The original indictment alleged that Aaron Johnson, 50, and Derek Johnson, 47, and their company, Johnson Potato, conspired to receive more than $800,000 in illegal payments dating back to 2006. Now, the government says the farmers from the Cooperstown area pocketed more than $2 million since 2002.
The Johnsons have pleaded not guilty to conspiracy and making false statements. One of their lawyers told The Associated Press on Friday that it’s a complex case that will take time to decipher.
“We’re engaged in that process and have not reached a point where we can make any decisions with our client yet.” said Neil Fulton, head of the federal public defender’s office for North and South Dakota.
Federal prosecutors declined comment.
The updated indictment filed last week accuses the brothers of adding chemicals to the potato seeds so they would not grow and purposely damaging the plants with cultivators. The Johnsons claimed their lack of potato production was the result of natural causes “rather than their own intentional destructive conduct,” the indictment says.
Federal crop insurance covers setbacks only for a “naturally occurring event” and does not cover losses due to negligence, mismanagement, or wrongdoing. Authorities said that during the course of the investigation, the brothers have lied to officials from law enforcement and agencies within the U.S. Department of Agriculture about the cause of the damaged spuds.
Investigators had previously said the Johnsons applied chemicals and added spoiled and frozen potatoes to their stored crop, which caused the potatoes to rot. One of the chemicals was a substance known as “Rid-X,” which is designed to dissolve solid materials in septic systems.
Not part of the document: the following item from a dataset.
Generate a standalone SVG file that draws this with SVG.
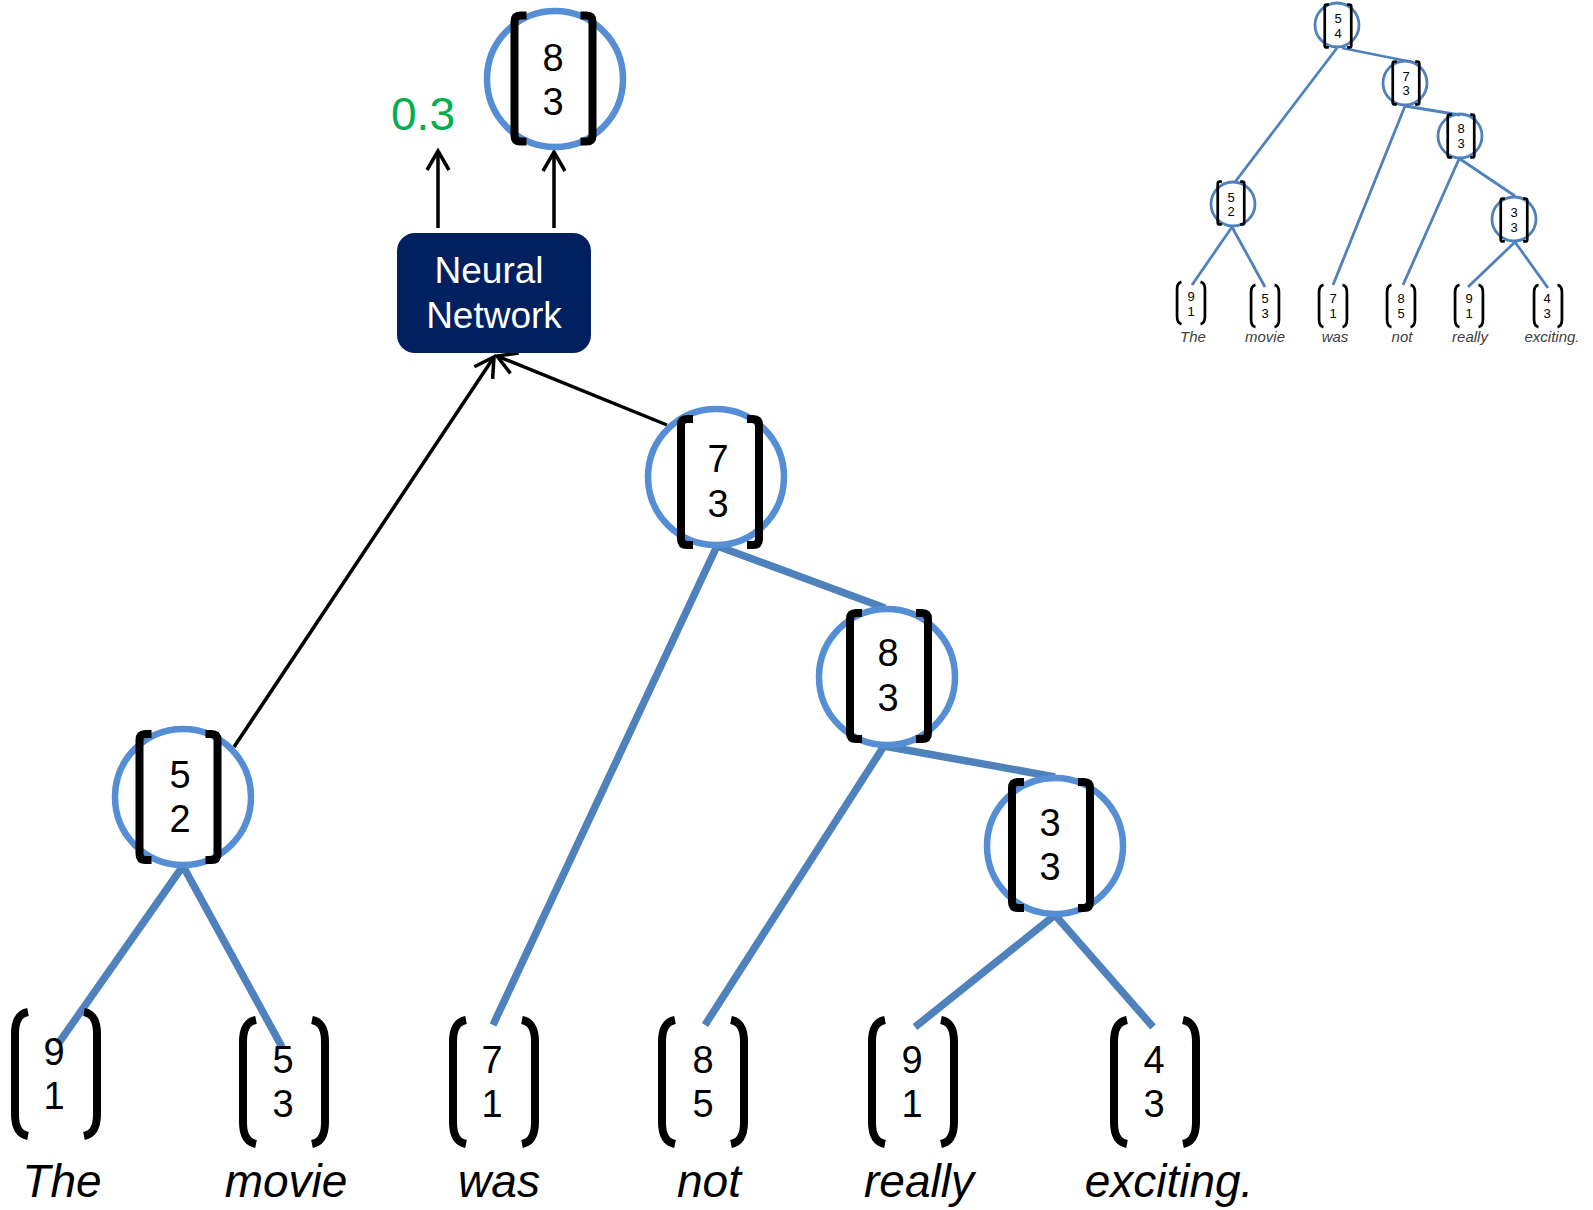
<svg xmlns="http://www.w3.org/2000/svg" xmlns:xlink="http://www.w3.org/1999/xlink" width="1593" height="1210" viewBox="0 0 1593 1210">
<style>
.ring{fill:none;stroke:#558ED5;stroke-width:6.5}
.sring{fill:none;stroke:#4F81BD;stroke-width:2.8}
.edge{stroke:#4F81BD;stroke-width:7.5;fill:none}
.sedge{stroke:#4F81BD;stroke-width:2.8;fill:none}
.arrow{stroke:#000;stroke-width:3.5;fill:none}
.br{fill:none;stroke:#000;stroke-width:8}
.num{font-family:"Liberation Sans",Arial,sans-serif;font-size:38px;fill:#000;text-anchor:middle}
.snum{font-family:"Liberation Sans",Arial,sans-serif;font-size:13px;fill:#000;text-anchor:middle}
.word{font-family:"Liberation Sans",Arial,sans-serif;font-size:46px;font-style:italic;fill:#000;text-anchor:middle}
.sword{font-family:"Liberation Sans",Arial,sans-serif;font-size:15px;font-style:italic;fill:#404040;text-anchor:middle}
.nn{font-family:"Liberation Sans",Arial,sans-serif;font-size:37px;fill:#fff;text-anchor:middle}
.score{font-family:"Liberation Sans",Arial,sans-serif;font-size:46px;fill:#00B050;text-anchor:middle}
</style>
<defs>
<marker id="open" markerUnits="userSpaceOnUse" markerWidth="30" markerHeight="30" viewBox="-22 -15 26 30" refX="0" refY="0" orient="auto">
<path d="M -19,-11 L 0,0 L -19,11" fill="none" stroke="#000" stroke-width="3.5"/>
</marker>
<g id="sq">
<path class="br" d="M -27,-63 H -33 Q -39,-63 -39,-57 V 57 Q -39,63 -33,63 H -27"/>
<path class="br" d="M 27,-63 H 33 Q 39,-63 39,-57 V 57 Q 39,63 33,63 H 27"/>
</g>
<g id="par">
<path class="br" d="M -28,-62 C -38,-60 -41,-52 -41,-40 V 40 C -41,52 -38,60 -28,62"/>
<path class="br" d="M 28,-62 C 38,-60 41,-52 41,-40 V 40 C 41,52 38,60 28,62"/>
</g>
</defs>
<rect width="1593" height="1210" fill="#fff"/>

<g id="connectors">
<line class="edge" x1="183" y1="866" x2="58" y2="1044"/>
<line class="edge" x1="183" y1="866" x2="282" y2="1047"/>
<line class="edge" x1="717" y1="546" x2="493" y2="1025"/>
<line class="edge" x1="717" y1="546" x2="885" y2="608"/>
<line class="edge" x1="884" y1="746" x2="705" y2="1025"/>
<line class="edge" x1="884" y1="746" x2="1055" y2="777"/>
<line class="edge" x1="1055" y1="915" x2="915" y2="1027"/>
<line class="edge" x1="1055" y1="915" x2="1153" y2="1027"/>
<line class="arrow" x1="234" y1="747" x2="494" y2="357" marker-end="url(#open)"/>
<line class="arrow" x1="667" y1="425" x2="497" y2="356" marker-end="url(#open)"/>
<line class="arrow" x1="438" y1="228" x2="438" y2="151" marker-end="url(#open)"/>
<line class="arrow" x1="554" y1="228" x2="554" y2="152" marker-end="url(#open)"/>
<line class="sedge" x1="1337" y1="48" x2="1235" y2="182"/>
<line class="sedge" x1="1342" y1="48" x2="1412" y2="62"/>
<line class="sedge" x1="1405" y1="106" x2="1333" y2="285"/>
<line class="sedge" x1="1405" y1="106" x2="1460" y2="115"/>
<line class="sedge" x1="1459" y1="159" x2="1403" y2="285"/>
<line class="sedge" x1="1460" y1="159" x2="1515" y2="196"/>
<line class="sedge" x1="1232" y1="227" x2="1192" y2="285"/>
<line class="sedge" x1="1232" y1="227" x2="1265" y2="287"/>
<line class="sedge" x1="1515" y1="242" x2="1468" y2="287"/>
<line class="sedge" x1="1515" y1="242" x2="1548" y2="288"/>
</g>

<g id="nn">
<rect x="397" y="233" width="194" height="120" rx="18" fill="#002060"/>
<text class="nn" x="489" y="283">Neural</text>
<text class="nn" x="494" y="328">Network</text>
</g>

<g id="score">
<text class="score" x="423" y="130">0.3</text>
</g>

<g id="out83">
<circle class="ring" cx="555" cy="79" r="68"/>
<use xlink:href="#sq" transform="translate(553.5,78.5)"/>
<text class="num" x="553" y="71">8</text>
<text class="num" x="553" y="115">3</text>
</g>

<g id="n73">
<circle class="ring" cx="716" cy="477" r="68"/>
<use xlink:href="#sq" transform="translate(720,482)"/>
<text class="num" x="718" y="472">7</text>
<text class="num" x="718" y="517">3</text>
</g>

<g id="n83">
<circle class="ring" cx="887" cy="677" r="68"/>
<use xlink:href="#sq" transform="translate(889,676)"/>
<text class="num" x="888" y="666">8</text>
<text class="num" x="888" y="711">3</text>
</g>

<g id="n33">
<circle class="ring" cx="1055" cy="846" r="68"/>
<use xlink:href="#sq" transform="translate(1051,845)"/>
<text class="num" x="1050" y="836">3</text>
<text class="num" x="1050" y="880">3</text>
</g>

<g id="n52">
<circle class="ring" cx="183" cy="797" r="68"/>
<use xlink:href="#sq" transform="translate(178.5,797)"/>
<text class="num" x="180" y="788">5</text>
<text class="num" x="180" y="832">2</text>
</g>

<g id="leaf-the">
<use xlink:href="#par" transform="translate(56,1074)"/>
<text class="num" x="54" y="1065">9</text>
<text class="num" x="54" y="1109">1</text>
<text class="word" x="62" y="1197">The</text>
</g>
<g id="leaf-movie">
<use xlink:href="#par" transform="translate(284,1082)"/>
<text class="num" x="283" y="1073">5</text>
<text class="num" x="283" y="1117">3</text>
<text class="word" x="286" y="1197">movie</text>
</g>
<g id="leaf-was">
<use xlink:href="#par" transform="translate(494,1082)"/>
<text class="num" x="492" y="1073">7</text>
<text class="num" x="492" y="1117">1</text>
<text class="word" x="499" y="1197">was</text>
</g>
<g id="leaf-not">
<use xlink:href="#par" transform="translate(703,1082)"/>
<text class="num" x="703" y="1073">8</text>
<text class="num" x="703" y="1117">5</text>
<text class="word" x="709" y="1197">not</text>
</g>
<g id="leaf-really">
<use xlink:href="#par" transform="translate(913,1082)"/>
<text class="num" x="912" y="1073">9</text>
<text class="num" x="912" y="1117">1</text>
<text class="word" x="919" y="1197">really</text>
</g>
<g id="leaf-exciting">
<use xlink:href="#par" transform="translate(1155,1082)"/>
<text class="num" x="1154" y="1073">4</text>
<text class="num" x="1154" y="1117">3</text>
<text class="word" x="1169" y="1197">exciting.</text>
</g>

<g id="s54">
<circle class="sring" cx="1337" cy="25" r="22"/>
<use xlink:href="#sq" transform="translate(1338,26) scale(0.34)"/>
<text class="snum" x="1338" y="23">5</text>
<text class="snum" x="1338" y="38">4</text>
</g>
<g id="s73">
<circle class="sring" cx="1405" cy="83" r="22"/>
<use xlink:href="#sq" transform="translate(1406,83) scale(0.34)"/>
<text class="snum" x="1406" y="81">7</text>
<text class="snum" x="1406" y="95">3</text>
</g>
<g id="s83">
<circle class="sring" cx="1460" cy="136" r="22"/>
<use xlink:href="#sq" transform="translate(1461,136) scale(0.34)"/>
<text class="snum" x="1461" y="133">8</text>
<text class="snum" x="1461" y="148">3</text>
</g>
<g id="s52">
<circle class="sring" cx="1233" cy="204" r="22"/>
<use xlink:href="#sq" transform="translate(1231,203) scale(0.34)"/>
<text class="snum" x="1231" y="202">5</text>
<text class="snum" x="1231" y="216">2</text>
</g>
<g id="s33">
<circle class="sring" cx="1514" cy="219" r="22"/>
<use xlink:href="#sq" transform="translate(1514,220) scale(0.34)"/>
<text class="snum" x="1514" y="217">3</text>
<text class="snum" x="1514" y="232">3</text>
</g>

<g id="sleaf-the">
<use xlink:href="#par" transform="translate(1191,303) scale(0.34)"/>
<text class="snum" x="1191" y="301">9</text>
<text class="snum" x="1191" y="316">1</text>
<text class="sword" x="1193" y="342">The</text>
</g>
<g id="sleaf-movie">
<use xlink:href="#par" transform="translate(1265,306) scale(0.34)"/>
<text class="snum" x="1265" y="303">5</text>
<text class="snum" x="1265" y="318">3</text>
<text class="sword" x="1265" y="342">movie</text>
</g>
<g id="sleaf-was">
<use xlink:href="#par" transform="translate(1333,306) scale(0.34)"/>
<text class="snum" x="1333" y="303">7</text>
<text class="snum" x="1333" y="318">1</text>
<text class="sword" x="1335" y="342">was</text>
</g>
<g id="sleaf-not">
<use xlink:href="#par" transform="translate(1401,306) scale(0.34)"/>
<text class="snum" x="1401" y="303">8</text>
<text class="snum" x="1401" y="318">5</text>
<text class="sword" x="1402" y="342">not</text>
</g>
<g id="sleaf-really">
<use xlink:href="#par" transform="translate(1469,306) scale(0.34)"/>
<text class="snum" x="1469" y="303">9</text>
<text class="snum" x="1469" y="318">1</text>
<text class="sword" x="1470" y="342">really</text>
</g>
<g id="sleaf-exciting">
<use xlink:href="#par" transform="translate(1548,306) scale(0.34)"/>
<text class="snum" x="1547" y="303">4</text>
<text class="snum" x="1547" y="318">3</text>
<text class="sword" x="1552" y="342">exciting.</text>
</g>
</svg>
The brothers used portable heaters to warm the warehouse above 80 degrees and make the potatoes deteriorate faster, according to court documents.
It’s not the first time Aaron Johnson has been accused of manipulating federal farm programs. He pleaded guilty in 1995 to conversion of property held by a commodity credit corporation. He was sentenced to three years or probation and ordered to pay back nearly $33,000.
Trial for the brothers is set for July 15.